Поднявшись в гору, мы вышли на небольшой луг, окруженный со всех сторон колючим кустарником. Лужок был усыпан маленькими голубыми цветами. Мама ахнула, а потом, сорвав один цветок, поднесла к моему носу.
— Это шафран, сыночек. Понюхай. Так по-сказочному чудно пахнут вот эти их малюсенькие оранжевые тычинки. Много будет цветов в твоей жизни. Hо никогда в букете ты не увидишь этого. Он не букетный. Зато ты никогда не забудешь его ни с чем не сравнимый аромат. И всегда будешь помнить меня…
И мы беспричинно смеялись. И пели во весь голос. Без слов, безумно красивые мелодии. Они щемили сердце и наполняли его радостью. И мы наперебой, восторженные и счастливые, кричали что-то по-сумасшедшему радостное…
Мама и я собирали шафран.
— Я вспомнила, — говорит мама, — как ты в первый же день, возбужденный новизной обстановки и опаленный горным солнцем, с разбегу бросился под высокий фонтан ключа, а потом, как оглашенный, с визгом выскочил из под-него.
— То же был кипяток, мама.
— Hу да! Горячий ключ… И ты вот также стоял и, как щеночек, скулил.
— Я давно не маленький.
— Конечно, конечно, мой милый… Я тоже от многого отвыкла. Растеряла важные ориентиры. Вот упустила же из виду, что песок может быть таким горячим.
— Растеряла, — совсем по-детски, обидчиво передразнил я. — А у меня сильный ожог. Наверное, третьей степени. Посмотри. Ты все-таки доктор.
И тут я спохватился. Какой доктор? Какая мама? С кем я говорю? Жив ли я? Или я в беспамятстве и брежу?
Я рыскал глазами в поисках той, с кем беседовал. Естественно — никого.
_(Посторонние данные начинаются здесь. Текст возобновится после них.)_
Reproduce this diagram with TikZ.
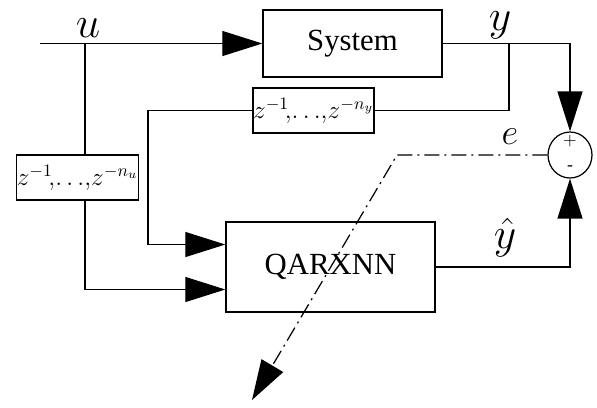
\documentclass[tikz,border=0pt]{standalone}
\usepackage{amsmath}
\usepackage{fontspec}
\setmainfont{Liberation Serif}
\usepackage{tikz}
\usetikzlibrary{arrows.meta,positioning,shapes.geometric}
\tikzset{
  box/.style ={draw, line width=0.8pt, inner sep=0pt, font=\fontsize{17.5}{20}\selectfont},
  dly/.style ={draw, line width=0.8pt, inner sep=0pt, minimum width=2.36cm, minimum height=0.9cm, font=\fontsize{14}{16}\selectfont},
  sig/.style ={inner sep=1pt, font=\fontsize{24}{26}\selectfont},
  arr/.style ={-{Triangle[length=0.8cm, width=0.5cm]}, line width=0.7pt},
  ln/.style  ={line width=0.7pt},
  dd/.style  ={line width=0.7pt, dash pattern=on 0.3cm off 0.1cm on 0.04cm off 0.1cm},
}
\begin{document}
\begin{tikzpicture}[x=0.02cm, y=-0.02cm]
  \useasboundingbox (0,0) rectangle (597,407);
  \node[box, minimum width=3.58cm, minimum height=1.34cm] (sys) at (352.5,43.5) {System};
  \node[box, minimum width=4.18cm, minimum height=1.8cm] (qnn) at (330.5,267) {QARXNN};
  \node[dly] (dlyy) at (313.5,110.5) {$z^{-1}\!,\!\ldots\!,\!z^{-n_y}$};
  \node[dly] (dlyu) at (77.5,177.5) {$z^{-1}\!,\!\ldots\!,\!z^{-n_u}$};
  \node[draw, ellipse, line width=0.7pt, minimum width=0.88cm, minimum height=0.92cm, inner sep=0pt] (sum) at (570,155) {};
  \node[font=\fontsize{10}{12}\selectfont] (plus) at (570,141) {$+$};
  \node[font=\fontsize{10}{12}\selectfont] (minus) at (570,168) {-};
  \coordinate (in) at (40,43.5);
  \coordinate (bu) at (85,43.5);
  \coordinate (by) at (509,43.5);
  \coordinate (fb) at (148,110.5);
  \coordinate (q1) at ([yshift=0.45cm]qnn.west);
  \coordinate (q2) at ([yshift=-0.45cm]qnn.west);
  \coordinate (ek) at (397,155);
  \coordinate (eo) at (252,400);
  % plant and regressors
  \draw[arr] (in) -- (sys.west);
  \draw[ln] (bu) -- (bu |- dlyu.north);
  \draw[arr] (bu |- dlyu.south) |- (q2);
  \draw[arr] (sys.east) -| (sum.north);
  \draw[ln] (by) |- (dlyy.east);
  \draw[arr] (dlyy.west) -| (fb) |- (q1);
  % model output and error
  \draw[arr] (qnn.east) -| (sum.south);
  \draw[dd, -{Triangle[length=0.8cm, width=0.5cm]}] (sum.west) -- (ek) -- (eo);
  \node[sig] (lu) at (88,28) {$u$};
  \node[sig] (ly) at (500,25) {$y$};
  \node[sig] (lyh) at (505,238) {$\hat{y}$};
  \node[sig, font=\fontsize{20}{22}\selectfont] (le) at (510,137) {$e$};
\end{tikzpicture}
\end{document}
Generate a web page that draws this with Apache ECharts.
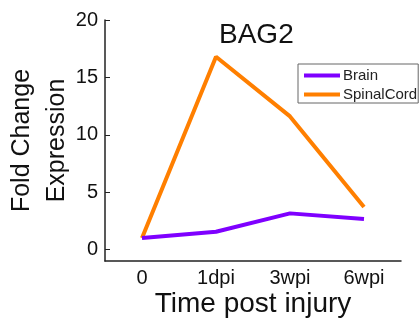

Нет, все же я не того, не рехнулся. И отнюдь не в потусторонней обители. Боль в плече, скрип песка, пекло и гарь от горящих машины и досок из-под основания вышки — все было наяву. Все было перед глазами. Правда с памятью стало что-то неладное. Все странно в ней смешалось и спуталось.
Моя мать никогда врачом не была. Она учительница. Педагог начальных классов. И голос, кстати! Голос, кажется, ее. И, кажется, смеется она не так. Впрочем, я давно не видел ее смеющейся. Замотанная жизнью, нервная женщина. Все время под прессом проблем. Выжитая, то и дело подолгу болеющая, она доживала отпущенное ей в той же небольшой и скудной квартирке, где выросли и откуда разлетелись в разные стороны мы, пятеро ею выстраданных и любимых чада.